Friday, August 30, 2013

Thoughts on the struggles in Northern Ireland

This description of Ireland below is very similar to the events that took place here in the US that led to the increase of the black middle and upper middle class. Meanwhile, the conditions for black workers and youth continue to worsen.

by Sean O'Torrain

I was back home in the North of Ireland a few months ago at a wedding. I was seated beside a middle class Catholic couple who has a relative who joined SF and has a local council position now. They played no role in the military campaign of the Provos. Only when it became a mass movement did they even get involved in the Civil Rights movement. They played no role in the 1969 Derry uprising. They made sure they kept their children well out of the firing line, the majority of whom got good educations and no longer live in the North. Middle class Catholics like these made some gains out of the last years .

These middle class people whispered to me in a soft voice that if it had not been for the Provos campaign they would have got nothing. This is the typical attitude of the middle class Catholic. They did get something out of the last 30 years war. They got access to more jobs and positions. For them the sacrifice made by a generation of Catholic working class youth was worth it. As an old man used to say to me back home they would fight to the last drop of another man's blood.

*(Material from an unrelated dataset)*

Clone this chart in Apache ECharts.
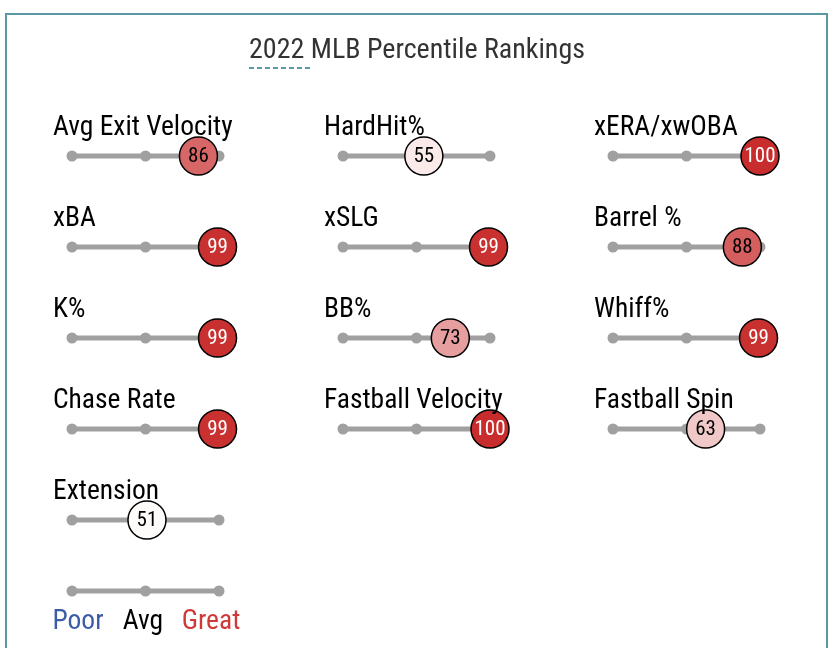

These middle class Catholics whom the Provisionals now represent ignore a few facts. Look at these. "According to the Multiple Deprivation Measure 2010 – which collates data on categories such as health, income, employment and education across 582 wards in the North – 14 of the 20 most deprived wards overall are predominantly Catholic. Sixteen of the 20 most deprived wards assessed on household income and employment are also mostly Catholic. A similar picture emerges from the Peace Monitoring Report 2012, which found “the proportion of people who are in low-income households is much higher among Catholics (26 per cent) than among Protestants (16 per cent).” The Provisional campaign did not end discrimination against the Catholic working class in the North.

The organizers of this blog have always opposed the Provisionals campaign. We have said it would not drive British imperialism out of the North, that it would increase sectarian division and that the working class as a whole in Northern Ireland would be further divided. This is correct.

The increased gains of the Catholic middle class and the Sinn Fein politicians have enraged the Protestant working class whom are still under the hammer of the attacks of capitalism in this period of crisis. They feel that some of the marginal privileges they had have been reduced and will be further reduced. They feel that the peace process has been at their expense. So we have the worst of both worlds. The Catholic working class are still exploited and more so than the Protestant working class and the Protestant working class while still having some small marginal privileges feel that they are losing these and under threat. Inevitably sectarianism will not go away.

The North is more segregated than ever before. More separate schools, more so called peace gates separating streets and areas in Belfast. The coming economic crises will see Imperialism and capitalism once again turning up the screws on divide and rule. The crisis of the North is not over. There is a real danger in the years ahead of new sectarian military conflict with the possibility of civil war and the repartition of the country.